* [Records supplied]:
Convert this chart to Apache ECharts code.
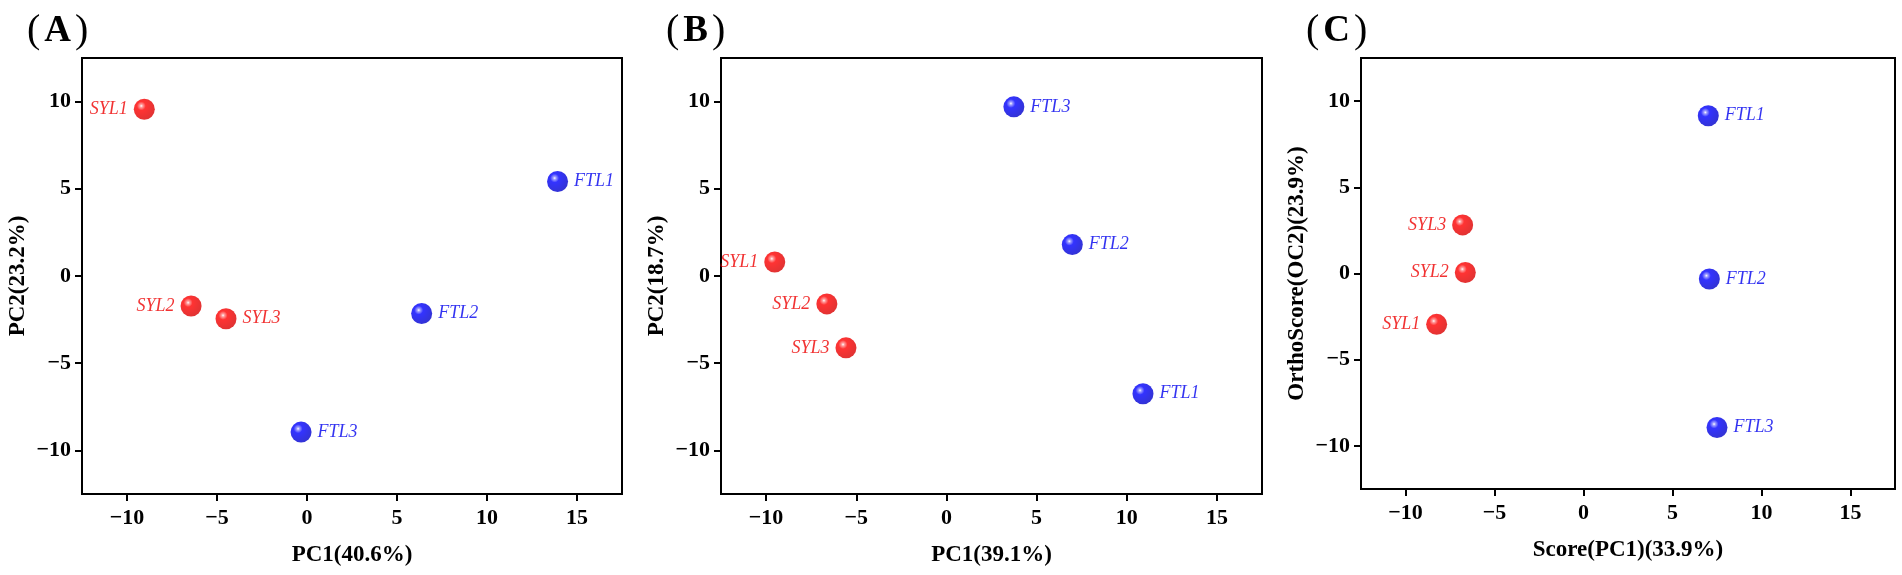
<!DOCTYPE html>
<html>
<head>
<meta charset="utf-8">
<script src="https://cdn.jsdelivr.net/npm/echarts@6/dist/echarts.min.js"></script>
<style>
  html, body { margin: 0; padding: 0; background: #fff; }
  #main { width: 1902px; height: 575px; }
</style>
</head>
<body>
<div id="main"></div>
<script>
// sample names, same order in every panel
var sampleNames = ['SYL1', 'SYL2', 'SYL3', 'FTL1', 'FTL2', 'FTL3'];

// (A) PCA
var pcaA_x = [-9.04, -6.44, -4.5, 13.92, 6.37, -0.33];
var pcaA_y = [9.56, -1.72, -2.45, 5.42, -2.15, -8.95];
// (B) PCA
var pcaB_x = [-9.52, -6.63, -5.57, 10.9, 6.98, 3.74];
var pcaB_y = [0.8, -1.6, -4.12, -6.75, 1.8, 9.7];
// (C) OPLS-DA
var oplsC_x = [-8.25, -6.64, -6.79, 7.01, 7.07, 7.5];
var oplsC_y = [-2.95, 0.06, 2.82, 9.15, -0.32, -8.93];

var xTicks = [-10, -5, 0, 5, 10, 15];
var yTicks = [-10, -5, 0, 5, 10];

var panelTags = ['A', 'B', 'C'];
var xTitles = ['PC1(40.6%)', 'PC1(39.1%)', 'Score(PC1)(33.9%)'];
var yTitles = ['PC2(23.2%)', 'PC2(18.7%)', 'OrthoScore(OC2)(23.9%)'];

// which side the sample name sits on
var sideA = ['left', 'left', 'right', 'right', 'right', 'right'];
var sideB = ['left', 'left', 'left', 'right', 'right', 'right'];
var sideC = ['left', 'left', 'left', 'right', 'right', 'right'];

var FONT = '"Liberation Serif", "Times New Roman", serif';

function sphere(light, mid, dark) {
    return {
        type: 'radial', x: 0.36, y: 0.34, r: 0.7,
        colorStops: [
            {offset: 0, color: '#ffffff'},
            {offset: 0.1, color: light},
            {offset: 0.3, color: mid},
            {offset: 1, color: dark}
        ]
    };
}
var redBall = sphere('#ff8888', '#ff0000', '#d80000');
var blueBall = sphere('#8888ff', '#0000ff', '#0000c8');

var grids = [
    {left: 82, top: 58, width: 540, height: 436},
    {left: 721, top: 58, width: 541, height: 436},
    {left: 1361, top: 58, width: 534, height: 431}
];

function minusFmt(v) {
    return String(v).replace('-', '\u2212');
}

var option = {
    backgroundColor: '#fff',
    animation: false,
    title: [],
    grid: [],
    xAxis: [],
    yAxis: [],
    series: []
};

var panels = [
    {x: pcaA_x, y: pcaA_y, side: sideA},
    {x: pcaB_x, y: pcaB_y, side: sideB},
    {x: oplsC_x, y: oplsC_y, side: sideC}
];

panels.forEach(function (p, i) {
    var g = grids[i];
    option.grid.push({
        left: g.left, top: g.top, width: g.width, height: g.height,
        show: true, borderColor: '#000', borderWidth: 2, backgroundColor: 'transparent'
    });
    option.title.push({
        text: '{p|(}{t|' + panelTags[i] + '}{p|)}',
        left: g.left - 60,
        top: 6,
        textStyle: {
            rich: {
                p: {fontFamily: FONT, fontSize: 40, fontWeight: 'normal', color: '#000'},
                t: {fontFamily: FONT, fontSize: 37, fontWeight: 'bold', color: '#000', padding: [0, 4, 0, 4]}
            }
        }
    });
    option.xAxis.push({
        type: 'value', gridIndex: i, min: -12.5, max: 17.5,
        name: xTitles[i], nameLocation: 'middle', nameGap: 50,
        nameTextStyle: {fontFamily: FONT, fontSize: 23, fontWeight: 'bold', color: '#000'},
        axisLine: {show: true, onZero: false, lineStyle: {color: '#000', width: 2}},
        axisTick: {show: true, customValues: xTicks, length: 7, lineStyle: {color: '#000', width: 2}},
        axisLabel: {
            customValues: xTicks, margin: 13, formatter: minusFmt,
            fontFamily: FONT, fontSize: 22, fontWeight: 'bold', color: '#000'
        },
        splitLine: {show: false}
    });
    option.yAxis.push({
        type: 'value', gridIndex: i, min: -12.5, max: 12.5,
        name: yTitles[i], nameLocation: 'middle', nameGap: 52,
        nameTextStyle: {fontFamily: FONT, fontSize: 23, fontWeight: 'bold', color: '#000'},
        axisLine: {show: true, onZero: false, lineStyle: {color: '#000', width: 2}},
        axisTick: {show: true, customValues: yTicks, length: 7, lineStyle: {color: '#000', width: 2}},
        axisLabel: {
            customValues: yTicks, margin: 11, formatter: minusFmt,
            fontFamily: FONT, fontSize: 22, fontWeight: 'bold', color: '#000'
        },
        splitLine: {show: false}
    });

    var syl = [], ftl = [];
    sampleNames.forEach(function (name, k) {
        var item = {
            name: name,
            value: [p.x[k], p.y[k]],
            label: {position: p.side[k]}
        };
        if (name.indexOf('SYL') === 0) syl.push(item); else ftl.push(item);
    });
    var labelBase = {
        show: true, formatter: '{b}', distance: 6,
        fontFamily: FONT, fontSize: 18, fontStyle: 'italic'
    };
    option.series.push({
        type: 'scatter', xAxisIndex: i, yAxisIndex: i,
        symbolSize: 21, data: syl,
        itemStyle: {color: redBall},
        label: Object.assign({}, labelBase, {color: '#ee0000'})
    });
    option.series.push({
        type: 'scatter', xAxisIndex: i, yAxisIndex: i,
        symbolSize: 21, data: ftl,
        itemStyle: {color: blueBall},
        label: Object.assign({}, labelBase, {color: '#0000ee'})
    });
});

var chart = echarts.init(document.getElementById('main'));
chart.setOption(option);
</script>
</body>
</html>
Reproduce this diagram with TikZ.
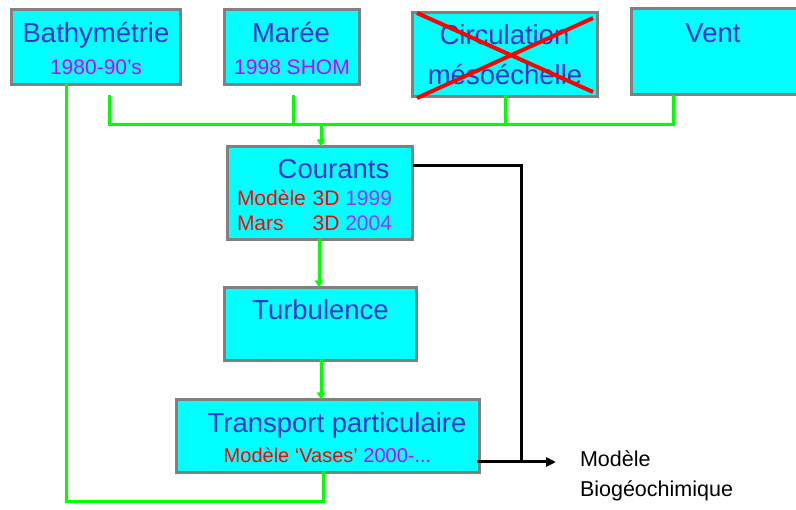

* [To be done]: Transcribe the preceding listing in its entirety and with exact wording, leaving out pictures.

* [Solved exercise]:
Convert this chart to Apache ECharts code.
<!DOCTYPE html>
<html>
<head>
<meta charset="utf-8">
<script src="https://cdn.jsdelivr.net/npm/echarts@6/dist/echarts.min.js"></script>
<style>
  html, body { margin: 0; padding: 0; background: #fff; }
  #main { width: 1902px; height: 575px; }
</style>
</head>
<body>
<div id="main"></div>
<script>
// sample names, same order in every panel
var sampleNames = ['SYL1', 'SYL2', 'SYL3', 'FTL1', 'FTL2', 'FTL3'];

// (A) PCA
var pcaA_x = [-9.04, -6.44, -4.5, 13.92, 6.37, -0.33];
var pcaA_y = [9.56, -1.72, -2.45, 5.42, -2.15, -8.95];
// (B) PCA
var pcaB_x = [-9.52, -6.63, -5.57, 10.9, 6.98, 3.74];
var pcaB_y = [0.8, -1.6, -4.12, -6.75, 1.8, 9.7];
// (C) OPLS-DA
var oplsC_x = [-8.25, -6.64, -6.79, 7.01, 7.07, 7.5];
var oplsC_y = [-2.95, 0.06, 2.82, 9.15, -0.32, -8.93];

var xTicks = [-10, -5, 0, 5, 10, 15];
var yTicks = [-10, -5, 0, 5, 10];

var panelTags = ['A', 'B', 'C'];
var xTitles = ['PC1(40.6%)', 'PC1(39.1%)', 'Score(PC1)(33.9%)'];
var yTitles = ['PC2(23.2%)', 'PC2(18.7%)', 'OrthoScore(OC2)(23.9%)'];

// which side the sample name sits on
var sideA = ['left', 'left', 'right', 'right', 'right', 'right'];
var sideB = ['left', 'left', 'left', 'right', 'right', 'right'];
var sideC = ['left', 'left', 'left', 'right', 'right', 'right'];

var FONT = '"Liberation Serif", "Times New Roman", serif';

function sphere(light, mid, dark) {
    return {
        type: 'radial', x: 0.36, y: 0.34, r: 0.7,
        colorStops: [
            {offset: 0, color: '#ffffff'},
            {offset: 0.1, color: light},
            {offset: 0.3, color: mid},
            {offset: 1, color: dark}
        ]
    };
}
var redBall = sphere('#ff8888', '#ff0000', '#d80000');
var blueBall = sphere('#8888ff', '#0000ff', '#0000c8');

var grids = [
    {left: 82, top: 58, width: 540, height: 436},
    {left: 721, top: 58, width: 541, height: 436},
    {left: 1361, top: 58, width: 534, height: 431}
];

function minusFmt(v) {
    return String(v).replace('-', '\u2212');
}

var option = {
    backgroundColor: '#fff',
    animation: false,
    title: [],
    grid: [],
    xAxis: [],
    yAxis: [],
    series: []
};

var panels = [
    {x: pcaA_x, y: pcaA_y, side: sideA},
    {x: pcaB_x, y: pcaB_y, side: sideB},
    {x: oplsC_x, y: oplsC_y, side: sideC}
];

panels.forEach(function (p, i) {
    var g = grids[i];
    option.grid.push({
        left: g.left, top: g.top, width: g.width, height: g.height,
        show: true, borderColor: '#000', borderWidth: 2, backgroundColor: 'transparent'
    });
    option.title.push({
        text: '{p|(}{t|' + panelTags[i] + '}{p|)}',
        left: g.left - 60,
        top: 6,
        textStyle: {
            rich: {
                p: {fontFamily: FONT, fontSize: 40, fontWeight: 'normal', color: '#000'},
                t: {fontFamily: FONT, fontSize: 37, fontWeight: 'bold', color: '#000', padding: [0, 4, 0, 4]}
            }
        }
    });
    option.xAxis.push({
        type: 'value', gridIndex: i, min: -12.5, max: 17.5,
        name: xTitles[i], nameLocation: 'middle', nameGap: 50,
        nameTextStyle: {fontFamily: FONT, fontSize: 23, fontWeight: 'bold', color: '#000'},
        axisLine: {show: true, onZero: false, lineStyle: {color: '#000', width: 2}},
        axisTick: {show: true, customValues: xTicks, length: 7, lineStyle: {color: '#000', width: 2}},
        axisLabel: {
            customValues: xTicks, margin: 13, formatter: minusFmt,
            fontFamily: FONT, fontSize: 22, fontWeight: 'bold', color: '#000'
        },
        splitLine: {show: false}
    });
    option.yAxis.push({
        type: 'value', gridIndex: i, min: -12.5, max: 12.5,
        name: yTitles[i], nameLocation: 'middle', nameGap: 52,
        nameTextStyle: {fontFamily: FONT, fontSize: 23, fontWeight: 'bold', color: '#000'},
        axisLine: {show: true, onZero: false, lineStyle: {color: '#000', width: 2}},
        axisTick: {show: true, customValues: yTicks, length: 7, lineStyle: {color: '#000', width: 2}},
        axisLabel: {
            customValues: yTicks, margin: 11, formatter: minusFmt,
            fontFamily: FONT, fontSize: 22, fontWeight: 'bold', color: '#000'
        },
        splitLine: {show: false}
    });

    var syl = [], ftl = [];
    sampleNames.forEach(function (name, k) {
        var item = {
            name: name,
            value: [p.x[k], p.y[k]],
            label: {position: p.side[k]}
        };
        if (name.indexOf('SYL') === 0) syl.push(item); else ftl.push(item);
    });
    var labelBase = {
        show: true, formatter: '{b}', distance: 6,
        fontFamily: FONT, fontSize: 18, fontStyle: 'italic'
    };
    option.series.push({
        type: 'scatter', xAxisIndex: i, yAxisIndex: i,
        symbolSize: 21, data: syl,
        itemStyle: {color: redBall},
        label: Object.assign({}, labelBase, {color: '#ee0000'})
    });
    option.series.push({
        type: 'scatter', xAxisIndex: i, yAxisIndex: i,
        symbolSize: 21, data: ftl,
        itemStyle: {color: blueBall},
        label: Object.assign({}, labelBase, {color: '#0000ee'})
    });
});

var chart = echarts.init(document.getElementById('main'));
chart.setOption(option);
</script>
</body>
</html>
Reproduce this diagram with TikZ.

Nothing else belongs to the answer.